** start **
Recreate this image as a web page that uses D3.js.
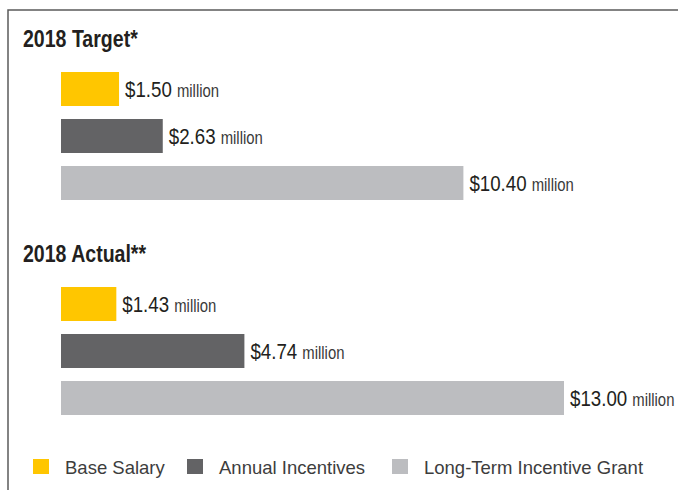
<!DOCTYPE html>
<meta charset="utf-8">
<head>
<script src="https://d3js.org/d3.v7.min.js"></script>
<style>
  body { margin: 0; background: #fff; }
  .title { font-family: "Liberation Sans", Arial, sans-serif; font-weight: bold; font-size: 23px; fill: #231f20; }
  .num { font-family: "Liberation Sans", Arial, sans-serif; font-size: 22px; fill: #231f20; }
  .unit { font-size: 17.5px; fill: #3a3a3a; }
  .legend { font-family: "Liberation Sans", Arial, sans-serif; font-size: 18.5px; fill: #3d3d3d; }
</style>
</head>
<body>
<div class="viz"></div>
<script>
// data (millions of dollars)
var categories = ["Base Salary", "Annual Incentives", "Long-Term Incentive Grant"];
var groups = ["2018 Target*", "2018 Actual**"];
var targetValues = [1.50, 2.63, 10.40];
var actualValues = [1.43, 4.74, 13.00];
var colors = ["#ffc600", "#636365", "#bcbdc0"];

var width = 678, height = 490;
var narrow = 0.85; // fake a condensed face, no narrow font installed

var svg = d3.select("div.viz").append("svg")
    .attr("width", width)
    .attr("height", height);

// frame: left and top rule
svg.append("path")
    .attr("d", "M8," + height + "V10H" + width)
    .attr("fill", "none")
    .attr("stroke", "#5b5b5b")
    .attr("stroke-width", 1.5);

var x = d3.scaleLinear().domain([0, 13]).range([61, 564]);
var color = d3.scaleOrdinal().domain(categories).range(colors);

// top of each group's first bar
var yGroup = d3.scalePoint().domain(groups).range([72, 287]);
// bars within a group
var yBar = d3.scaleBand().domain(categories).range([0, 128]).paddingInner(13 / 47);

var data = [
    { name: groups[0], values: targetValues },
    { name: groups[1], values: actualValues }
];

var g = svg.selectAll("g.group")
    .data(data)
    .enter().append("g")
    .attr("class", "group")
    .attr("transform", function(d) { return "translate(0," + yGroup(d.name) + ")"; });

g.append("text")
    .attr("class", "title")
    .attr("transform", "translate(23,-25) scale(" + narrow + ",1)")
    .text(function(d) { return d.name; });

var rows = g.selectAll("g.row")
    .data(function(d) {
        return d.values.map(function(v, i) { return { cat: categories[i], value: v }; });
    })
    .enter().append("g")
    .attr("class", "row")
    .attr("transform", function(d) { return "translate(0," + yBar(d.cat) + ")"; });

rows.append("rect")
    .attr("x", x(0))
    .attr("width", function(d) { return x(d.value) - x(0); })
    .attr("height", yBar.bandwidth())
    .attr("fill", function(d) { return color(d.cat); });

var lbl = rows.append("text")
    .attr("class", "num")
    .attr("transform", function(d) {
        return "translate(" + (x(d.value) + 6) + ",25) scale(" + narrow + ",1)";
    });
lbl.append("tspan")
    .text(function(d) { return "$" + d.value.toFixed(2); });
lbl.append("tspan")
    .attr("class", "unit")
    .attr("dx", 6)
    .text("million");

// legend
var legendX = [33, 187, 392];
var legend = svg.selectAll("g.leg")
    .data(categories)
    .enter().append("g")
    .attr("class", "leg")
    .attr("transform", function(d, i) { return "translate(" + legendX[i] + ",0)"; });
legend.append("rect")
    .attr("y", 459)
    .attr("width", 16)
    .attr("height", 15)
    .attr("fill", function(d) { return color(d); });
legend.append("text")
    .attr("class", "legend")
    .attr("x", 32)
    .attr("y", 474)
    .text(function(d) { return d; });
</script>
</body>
** end **
SET EXERCISE:
Restate the entire listing word for word, excluding pictures.

ANSWER FOR THIS EXERCISE:
Recreate this image as a web page that uses D3.js.
<!DOCTYPE html>
<meta charset="utf-8">
<head>
<script src="https://d3js.org/d3.v7.min.js"></script>
<style>
  body { margin: 0; background: #fff; }
  .title { font-family: "Liberation Sans", Arial, sans-serif; font-weight: bold; font-size: 23px; fill: #231f20; }
  .num { font-family: "Liberation Sans", Arial, sans-serif; font-size: 22px; fill: #231f20; }
  .unit { font-size: 17.5px; fill: #3a3a3a; }
  .legend { font-family: "Liberation Sans", Arial, sans-serif; font-size: 18.5px; fill: #3d3d3d; }
</style>
</head>
<body>
<div class="viz"></div>
<script>
// data (millions of dollars)
var categories = ["Base Salary", "Annual Incentives", "Long-Term Incentive Grant"];
var groups = ["2018 Target*", "2018 Actual**"];
var targetValues = [1.50, 2.63, 10.40];
var actualValues = [1.43, 4.74, 13.00];
var colors = ["#ffc600", "#636365", "#bcbdc0"];

var width = 678, height = 490;
var narrow = 0.85; // fake a condensed face, no narrow font installed

var svg = d3.select("div.viz").append("svg")
    .attr("width", width)
    .attr("height", height);

// frame: left and top rule
svg.append("path")
    .attr("d", "M8," + height + "V10H" + width)
    .attr("fill", "none")
    .attr("stroke", "#5b5b5b")
    .attr("stroke-width", 1.5);

var x = d3.scaleLinear().domain([0, 13]).range([61, 564]);
var color = d3.scaleOrdinal().domain(categories).range(colors);

// top of each group's first bar
var yGroup = d3.scalePoint().domain(groups).range([72, 287]);
// bars within a group
var yBar = d3.scaleBand().domain(categories).range([0, 128]).paddingInner(13 / 47);

var data = [
    { name: groups[0], values: targetValues },
    { name: groups[1], values: actualValues }
];

var g = svg.selectAll("g.group")
    .data(data)
    .enter().append("g")
    .attr("class", "group")
    .attr("transform", function(d) { return "translate(0," + yGroup(d.name) + ")"; });

g.append("text")
    .attr("class", "title")
    .attr("transform", "translate(23,-25) scale(" + narrow + ",1)")
    .text(function(d) { return d.name; });

var rows = g.selectAll("g.row")
    .data(function(d) {
        return d.values.map(function(v, i) { return { cat: categories[i], value: v }; });
    })
    .enter().append("g")
    .attr("class", "row")
    .attr("transform", function(d) { return "translate(0," + yBar(d.cat) + ")"; });

rows.append("rect")
    .attr("x", x(0))
    .attr("width", function(d) { return x(d.value) - x(0); })
    .attr("height", yBar.bandwidth())
    .attr("fill", function(d) { return color(d.cat); });

var lbl = rows.append("text")
    .attr("class", "num")
    .attr("transform", function(d) {
        return "translate(" + (x(d.value) + 6) + ",25) scale(" + narrow + ",1)";
    });
lbl.append("tspan")
    .text(function(d) { return "$" + d.value.toFixed(2); });
lbl.append("tspan")
    .attr("class", "unit")
    .attr("dx", 6)
    .text("million");

// legend
var legendX = [33, 187, 392];
var legend = svg.selectAll("g.leg")
    .data(categories)
    .enter().append("g")
    .attr("class", "leg")
    .attr("transform", function(d, i) { return "translate(" + legendX[i] + ",0)"; });
legend.append("rect")
    .attr("y", 459)
    .attr("width", 16)
    .attr("height", 15)
    .attr("fill", function(d) { return color(d); });
legend.append("text")
    .attr("class", "legend")
    .attr("x", 32)
    .attr("y", 474)
    .text(function(d) { return d; });
</script>
</body>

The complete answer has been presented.